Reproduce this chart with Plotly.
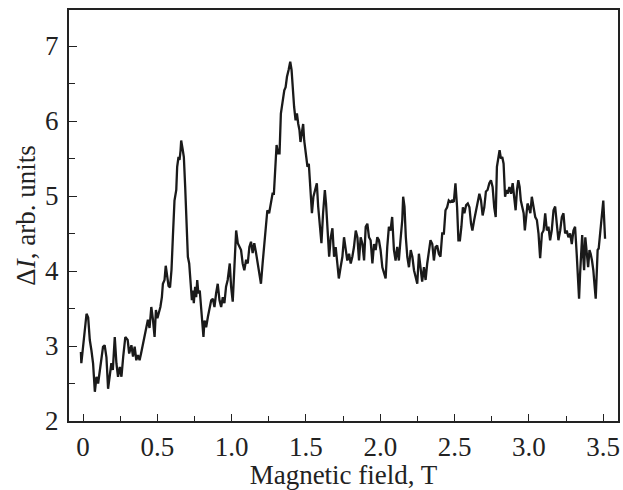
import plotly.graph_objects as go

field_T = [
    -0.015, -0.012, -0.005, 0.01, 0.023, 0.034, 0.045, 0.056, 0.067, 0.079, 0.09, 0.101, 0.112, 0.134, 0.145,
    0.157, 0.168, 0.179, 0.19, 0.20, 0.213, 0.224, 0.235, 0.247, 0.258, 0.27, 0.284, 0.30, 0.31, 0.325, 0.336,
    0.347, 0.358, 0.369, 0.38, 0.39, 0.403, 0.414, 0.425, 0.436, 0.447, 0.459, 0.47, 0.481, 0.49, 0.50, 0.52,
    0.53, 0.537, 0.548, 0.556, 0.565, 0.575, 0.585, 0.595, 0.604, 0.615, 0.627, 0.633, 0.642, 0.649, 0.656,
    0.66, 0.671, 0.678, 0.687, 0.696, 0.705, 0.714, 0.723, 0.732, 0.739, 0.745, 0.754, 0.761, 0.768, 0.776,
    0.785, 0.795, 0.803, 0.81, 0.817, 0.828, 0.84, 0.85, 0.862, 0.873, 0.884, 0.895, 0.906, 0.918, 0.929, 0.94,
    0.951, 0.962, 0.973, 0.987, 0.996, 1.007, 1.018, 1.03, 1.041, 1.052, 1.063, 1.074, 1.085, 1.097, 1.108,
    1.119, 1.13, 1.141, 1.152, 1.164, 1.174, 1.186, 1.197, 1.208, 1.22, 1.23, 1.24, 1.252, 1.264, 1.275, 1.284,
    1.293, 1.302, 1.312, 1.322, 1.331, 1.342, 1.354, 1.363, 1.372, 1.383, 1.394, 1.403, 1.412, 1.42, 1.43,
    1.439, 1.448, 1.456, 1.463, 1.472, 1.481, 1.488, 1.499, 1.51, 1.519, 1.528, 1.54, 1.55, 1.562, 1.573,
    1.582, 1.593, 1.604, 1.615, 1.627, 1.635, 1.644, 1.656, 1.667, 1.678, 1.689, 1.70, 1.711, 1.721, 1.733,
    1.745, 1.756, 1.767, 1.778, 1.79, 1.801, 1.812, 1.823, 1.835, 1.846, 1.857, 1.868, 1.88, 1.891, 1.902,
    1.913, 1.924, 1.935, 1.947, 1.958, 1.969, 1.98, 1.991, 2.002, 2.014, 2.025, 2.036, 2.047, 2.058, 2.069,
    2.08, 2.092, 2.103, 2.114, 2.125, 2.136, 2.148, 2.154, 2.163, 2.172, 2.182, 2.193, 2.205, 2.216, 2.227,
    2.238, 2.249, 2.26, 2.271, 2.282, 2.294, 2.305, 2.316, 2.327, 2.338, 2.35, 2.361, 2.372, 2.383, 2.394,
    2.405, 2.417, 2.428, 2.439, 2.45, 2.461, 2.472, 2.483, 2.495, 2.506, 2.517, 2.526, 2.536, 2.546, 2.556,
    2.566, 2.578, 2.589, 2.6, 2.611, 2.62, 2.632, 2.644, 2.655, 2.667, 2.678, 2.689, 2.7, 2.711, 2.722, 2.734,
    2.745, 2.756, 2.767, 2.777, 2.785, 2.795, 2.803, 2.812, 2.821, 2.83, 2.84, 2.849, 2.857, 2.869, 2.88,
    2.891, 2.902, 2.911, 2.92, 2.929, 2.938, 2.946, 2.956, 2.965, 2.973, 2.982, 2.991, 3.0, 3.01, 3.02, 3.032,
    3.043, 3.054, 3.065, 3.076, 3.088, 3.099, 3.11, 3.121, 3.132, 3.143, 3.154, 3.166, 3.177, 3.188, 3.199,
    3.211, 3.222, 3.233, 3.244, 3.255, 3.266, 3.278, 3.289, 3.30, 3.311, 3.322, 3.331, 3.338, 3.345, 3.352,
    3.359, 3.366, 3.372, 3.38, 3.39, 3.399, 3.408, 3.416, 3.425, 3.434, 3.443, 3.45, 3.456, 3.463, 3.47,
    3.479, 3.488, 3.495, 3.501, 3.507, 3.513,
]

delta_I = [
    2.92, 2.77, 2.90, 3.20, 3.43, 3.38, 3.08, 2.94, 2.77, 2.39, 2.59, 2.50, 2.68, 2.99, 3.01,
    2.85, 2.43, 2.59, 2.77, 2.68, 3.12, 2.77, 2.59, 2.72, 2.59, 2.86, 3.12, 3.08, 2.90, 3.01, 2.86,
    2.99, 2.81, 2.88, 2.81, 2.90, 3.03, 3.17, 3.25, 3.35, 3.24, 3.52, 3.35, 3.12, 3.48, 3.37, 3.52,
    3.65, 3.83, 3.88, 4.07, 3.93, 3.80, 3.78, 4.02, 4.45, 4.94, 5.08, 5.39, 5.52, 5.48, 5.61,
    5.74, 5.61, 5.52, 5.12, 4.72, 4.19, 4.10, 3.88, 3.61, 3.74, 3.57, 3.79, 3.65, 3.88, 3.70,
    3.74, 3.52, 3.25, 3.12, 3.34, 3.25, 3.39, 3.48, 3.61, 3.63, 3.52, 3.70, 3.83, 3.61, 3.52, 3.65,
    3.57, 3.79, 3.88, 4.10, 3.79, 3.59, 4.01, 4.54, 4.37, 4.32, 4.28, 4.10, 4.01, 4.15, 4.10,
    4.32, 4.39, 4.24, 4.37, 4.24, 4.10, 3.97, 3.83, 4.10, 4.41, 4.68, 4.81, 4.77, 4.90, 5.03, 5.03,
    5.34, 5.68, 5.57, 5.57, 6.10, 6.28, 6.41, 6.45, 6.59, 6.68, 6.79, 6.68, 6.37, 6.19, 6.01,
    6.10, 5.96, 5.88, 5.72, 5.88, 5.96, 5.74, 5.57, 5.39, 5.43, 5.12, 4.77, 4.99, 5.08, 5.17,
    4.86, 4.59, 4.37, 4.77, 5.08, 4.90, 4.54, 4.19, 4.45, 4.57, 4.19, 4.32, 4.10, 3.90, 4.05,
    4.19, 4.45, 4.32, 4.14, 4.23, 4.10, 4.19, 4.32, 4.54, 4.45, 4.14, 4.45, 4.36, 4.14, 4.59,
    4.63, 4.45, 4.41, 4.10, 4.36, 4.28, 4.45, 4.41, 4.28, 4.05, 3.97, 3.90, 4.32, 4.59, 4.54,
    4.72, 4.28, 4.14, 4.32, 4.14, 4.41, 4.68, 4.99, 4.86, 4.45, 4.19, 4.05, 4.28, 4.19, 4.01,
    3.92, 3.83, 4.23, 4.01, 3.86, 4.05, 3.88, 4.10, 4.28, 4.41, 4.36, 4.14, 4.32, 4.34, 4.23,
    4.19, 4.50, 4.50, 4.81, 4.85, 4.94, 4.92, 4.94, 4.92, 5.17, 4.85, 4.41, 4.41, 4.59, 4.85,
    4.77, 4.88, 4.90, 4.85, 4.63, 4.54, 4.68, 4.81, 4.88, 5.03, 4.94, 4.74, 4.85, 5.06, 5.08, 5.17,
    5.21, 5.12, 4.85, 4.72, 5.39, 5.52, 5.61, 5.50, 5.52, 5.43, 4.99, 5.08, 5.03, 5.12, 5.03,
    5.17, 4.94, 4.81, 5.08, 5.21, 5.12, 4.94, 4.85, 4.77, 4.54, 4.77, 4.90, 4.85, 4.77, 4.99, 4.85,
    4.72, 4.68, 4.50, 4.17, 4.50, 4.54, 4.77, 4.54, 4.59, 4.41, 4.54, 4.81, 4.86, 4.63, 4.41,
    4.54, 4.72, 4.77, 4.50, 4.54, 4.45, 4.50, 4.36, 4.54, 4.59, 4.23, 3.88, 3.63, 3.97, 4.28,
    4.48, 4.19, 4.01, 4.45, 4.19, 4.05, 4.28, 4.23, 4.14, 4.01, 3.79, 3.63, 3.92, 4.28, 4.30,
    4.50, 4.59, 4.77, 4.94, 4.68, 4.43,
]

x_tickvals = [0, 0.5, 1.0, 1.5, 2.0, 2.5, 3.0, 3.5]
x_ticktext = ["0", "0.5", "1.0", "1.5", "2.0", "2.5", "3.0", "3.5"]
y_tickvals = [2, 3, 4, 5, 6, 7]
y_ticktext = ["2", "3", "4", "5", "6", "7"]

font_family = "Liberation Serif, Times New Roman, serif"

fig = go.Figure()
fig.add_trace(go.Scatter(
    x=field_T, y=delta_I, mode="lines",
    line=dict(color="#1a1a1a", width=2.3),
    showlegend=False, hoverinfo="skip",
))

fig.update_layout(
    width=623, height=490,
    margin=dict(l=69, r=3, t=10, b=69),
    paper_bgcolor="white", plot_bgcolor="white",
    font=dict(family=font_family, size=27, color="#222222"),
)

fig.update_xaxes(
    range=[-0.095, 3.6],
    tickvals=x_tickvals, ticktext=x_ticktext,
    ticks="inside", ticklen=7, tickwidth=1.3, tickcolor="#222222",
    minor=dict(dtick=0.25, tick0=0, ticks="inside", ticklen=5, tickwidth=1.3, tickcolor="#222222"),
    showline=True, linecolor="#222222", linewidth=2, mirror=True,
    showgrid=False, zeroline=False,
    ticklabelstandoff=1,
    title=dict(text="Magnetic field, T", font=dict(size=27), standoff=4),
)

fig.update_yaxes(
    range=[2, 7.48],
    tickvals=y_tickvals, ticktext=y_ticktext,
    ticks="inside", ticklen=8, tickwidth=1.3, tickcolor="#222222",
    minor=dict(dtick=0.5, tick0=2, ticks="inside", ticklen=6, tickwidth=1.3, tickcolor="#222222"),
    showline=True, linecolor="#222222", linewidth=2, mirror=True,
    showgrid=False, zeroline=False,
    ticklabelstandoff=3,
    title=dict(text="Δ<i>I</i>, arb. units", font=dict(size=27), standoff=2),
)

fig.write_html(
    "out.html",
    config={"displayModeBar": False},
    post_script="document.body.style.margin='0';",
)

════════

SHORT EXERCISE:
In the data above, please extract the lines from the first one through the line with "import plotly.graph_objects as go", exactly, and keep pictures out.

EXERCISE SOLUTION:
Reproduce this chart with Plotly.
import plotly.graph_objects as go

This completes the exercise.